Arsenal boss Mikel Arteta does not believe a temporary suspension of Premier League action is needed to slow down the spread of coronavirus.
On Tuesday, the Premier League confirmed 18 new positive COVID-19 tests in the week commencing December 21 – the highest number of positive results in a single round of tests this season.
Manchester City's game at Everton was postponed at four hours' notice due to a coronavirus outbreak at the Etihad Stadium on Monday, while Fulham's match against Tottenham on Wednesday was also called off.
Eighteen positive cases surpasses the previous high of 16 recorded in the week commencing November 9, and mirrors the wider situation in England, with more people now in hospital due to the virus than at the peak of the first wave in April.
There have been growing calls for a circuit break – a tight set of restrictions, likely including the suspension of games, designed to reverse the tide of the pandemic – but Arteta, who contracted COVID-19 in March, believes the Premier League's current system is working well.
"We are all concerned with our own health and what is going on around us," he told a news conference ahead of the Gunners' clash with West Brom on Saturday.
"But at the same time, with all the protocols we have in place, everything we do around the training ground, around football matches, the fact that we play our sport outdoors, it minimises the risks a lot.
"If you see the records since we began to test, it is incredibly positive and I think as long as we can, we have to keep on doing that.
"Obviously we can't put anybody at risk but I think we have shown that the system is working.
"Okay, in the last week or so something has happened and I think we will have more restrictions and more tests to try to be as efficient as we were before, but I think it can work and I think we can carry on doing it."

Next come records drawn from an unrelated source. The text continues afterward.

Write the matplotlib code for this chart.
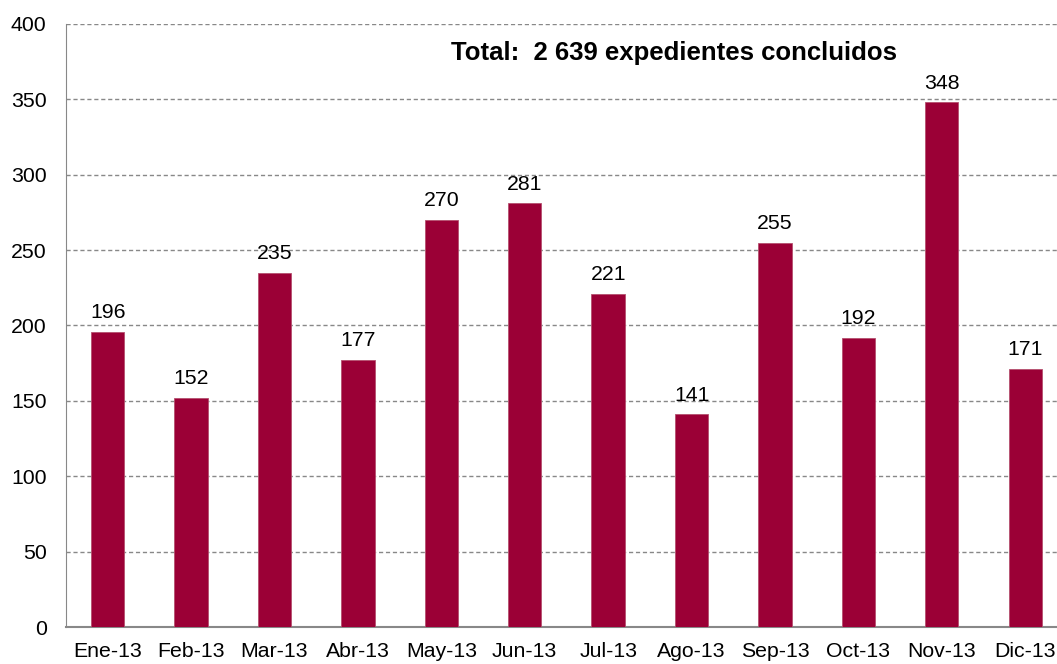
import matplotlib
matplotlib.use('Agg')
import matplotlib.pyplot as plt

# Datos mensuales
meses = ['Ene-13', 'Feb-13', 'Mar-13', 'Abr-13', 'May-13', 'Jun-13',
         'Jul-13', 'Ago-13', 'Sep-13', 'Oct-13', 'Nov-13', 'Dic-13']
expedientes = [196, 152, 235, 177, 270, 281, 221, 141, 255, 192, 348, 171]
titulo = 'Total:  2 639 expedientes concluidos'

plt.rcParams['font.family'] = ['Liberation Sans', 'DejaVu Sans']

fig = plt.figure(figsize=(10.57, 6.64), dpi=100)
ax = fig.add_axes([0.0624, 0.0557, 0.947, 0.9082])

x = range(len(meses))
barras = ax.bar(x, expedientes, width=0.4, color='#9B0036',
                edgecolor='#B5506E', linewidth=0.6, zorder=3)

# Etiquetas de valores
for rect, v in zip(barras, expedientes):
    ax.annotate(str(v), (rect.get_x() + rect.get_width() / 2, v),
                xytext=(0, 7), textcoords='offset points',
                ha='center', va='bottom', fontsize=15.3)

ax.set_xlim(-0.5, len(meses) - 0.5)
ax.set_ylim(0, 400)
ax.set_yticks(range(0, 401, 50))
ax.set_xticks(list(x))
ax.set_xticklabels(meses)
ax.tick_params(axis='both', length=0, labelsize=15.3)
ax.tick_params(axis='y', pad=14)
ax.tick_params(axis='x', pad=11)

ax.yaxis.grid(True, linestyle=(0, (3, 2)), color='#888888', linewidth=1, zorder=0)
for s in ['top', 'right']:
    ax.spines[s].set_visible(False)
ax.spines['left'].set_color('#888888')
ax.spines['bottom'].set_color('#888888')
ax.spines['bottom'].set_linewidth(1.5)

ax.text(6.79, 380.8, titulo, ha='center', va='center',
        fontsize=18.5, fontweight='bold')

fig.savefig('out.png', dpi=100)
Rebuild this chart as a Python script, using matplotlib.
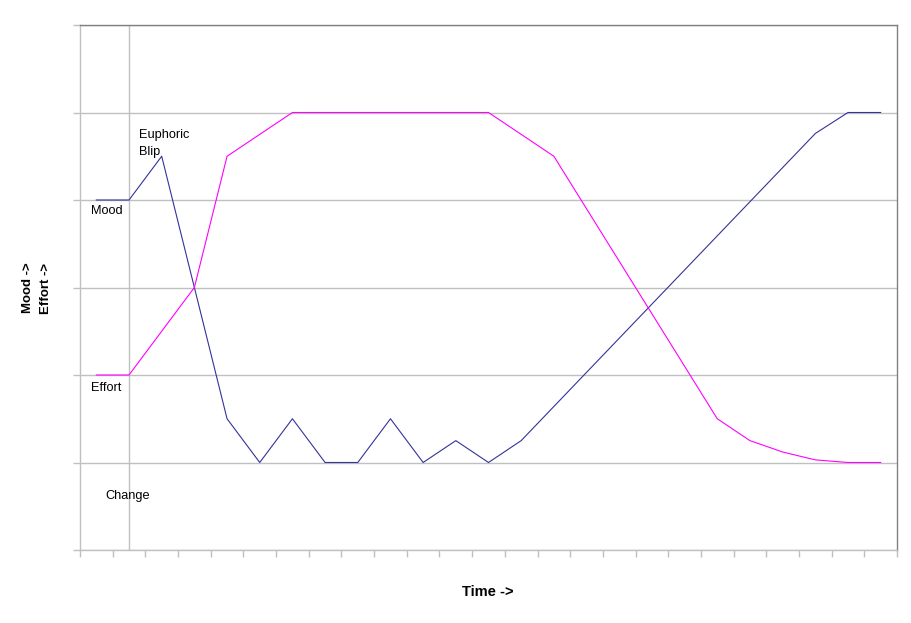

Arteta is well aware that football is providing people with much-needed entertainment and escapism as restrictions tighten across the country.
Given the comforting role it is playing for so many, Arteta believes it is important the sport continues in its current guise for as long as it is safe.
"Well, the importance of football in this society is massive I think," Arteta said.
"When you ask and you talk to people and discuss what it means to have football games in this difficult period for everybody where there is not so much to do, I think it's really, really important and what we have to do is just try to do it in a safe way, as we have been doing recently.
"I think there are many, many positives."